In this post, I will explain the electronics and technology I carried with me.
To recharge all my electronics, I carried a 10,000mAh powerbank with me. Mine is the Anker Powercore Slim that also has Power Delivery and uses a USB-C cable to charge. Together with the Anker charger which also supports Power Delivery that means much faster charging times. It becomes important in town when you don’t have a lot of time to charge (e.g. sitting outside the Burney Falls HQ early in the morning and using their outside outlet before heading back on trail). The charger can do 36W and charge two devices at the same time; important when you want to charge your phone and powerbank at the same time. I never actually fully used the powerbank on any stretch of the trail.

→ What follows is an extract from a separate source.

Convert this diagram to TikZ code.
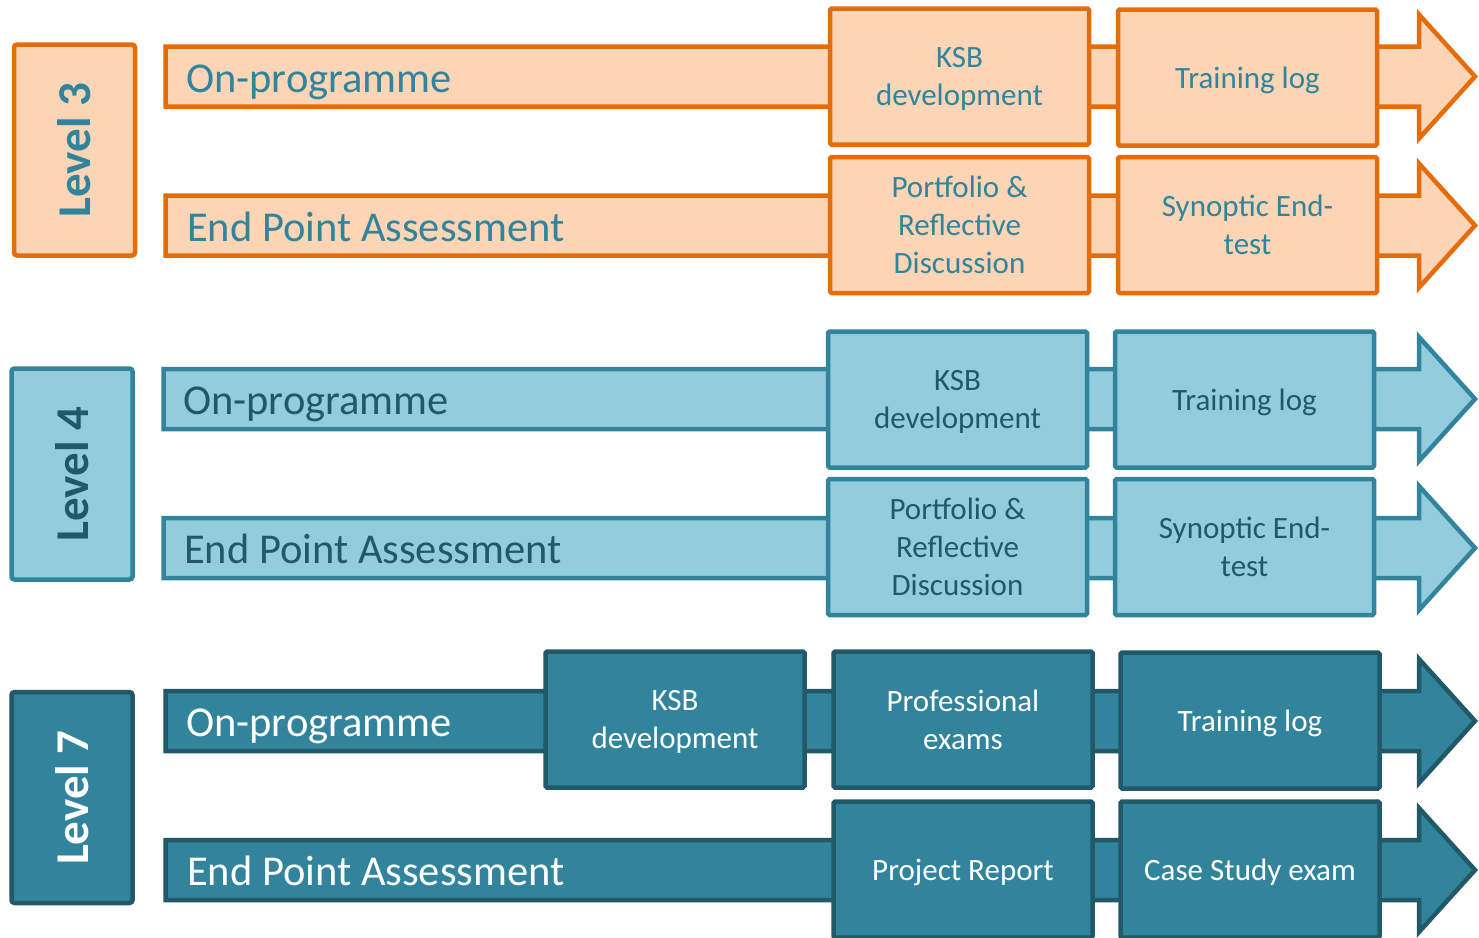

The phone was amazing … great pictures (don’t you think?), long battery life, fast charging. In airplane mode and using Guthook, the camera, podcasts and writing posts every day, it lasted 3 days on trail. The Ringke case protected it well … once while sitting on Kearsarge Pass, a huge bee/hornet flew at me and I threw my hands in the air … and the phone landed on the rocks. No damage, no scratch.
I carried the cables I needed (phone, watch, headlamp/Kindle/InReach/headphones, powerbank) but most of the time did not have to recharge, for example the Kindle or headlamp or InReach, on trail.
The Garmin InReach Mini worked great for daily check-ins when in camp and sending my location. It was reliable and easy to use, as well as efficient in battery use. I didn’t use it for tracking or getting weather reports. My subscription included 10 custom messages which I used most months (arranging pick ups mostly). You can pay extra if you go over. I did not use the SOS function! The battery always lasted from town to town without recharging on trail.
The headphones were discussed elsewhere … I ordered them from Amazon and they promised 24 hrs of playback time which they delivered. I started with wired headphones so I didn’t have to charge them. But the cable was annoying so I switched. I didn’t want AirPods as you take out the earbuds often when encountering other hikers (or talking to your trail buddy) and I didn’t want them in my hands, stuffed in a pocket or falling down. My new headphones were wireless (to the phone) but hung around my neck which was very convenient. The most I needed to charge them on trail was once in a weeklong stretch!
The Kindle was my luxury item and worked as well as it does at home. I preloaded books for the trip and never had to recharge it other than in town a few times. It’s just so convenient and let’s me read without affecting sleep (as opposed to all backlit screens such as phones or iPads).
My headlamp is the Nitecore NU25 – it’s so light! I switched the band for lighter elastic cord. I barely used it … I had a lot of daylight during my hike, and usually didn’t leave my tent at night and didn’t night-hike. The headlamp does up to 360 lumens which is very bright. It has a lot of white and red light settings and even has an auxiliary white light. It also has SOS and beacon settings. All for $37.
I wore my GPS watch the whole time, which is the Garmin Fenix 5S. It is by far my favourite GPS watch I’ve owned, and I had a few! At home I record every workout with it, be it runs, swims, hikes, bike rides or ski outings. On trail, I didn’t use it to record my hikes; it would have drained the battery too long. But it counts my steps, gives me elevation data, has alarm and stopwatch functions and of course tells the time (I checked it often at night with the built-in light).
- Garmin inReach Mini: 113g
- Headphones: 22g
- iPhone XR including Ringke Onyx case: 235g
- Kindle Paperwhite: 205g
- Headlamp: 36g
- Cables: 85g
- Powerbank: 209g
- Charger: 103g
Overall a good package that worked well. As I said, the Powerbank was never emptied completely so maybe a 5000 mAh would have been enough but I didn’t know that beforehand. It’s a nice slim device that charges quickly so I was happy.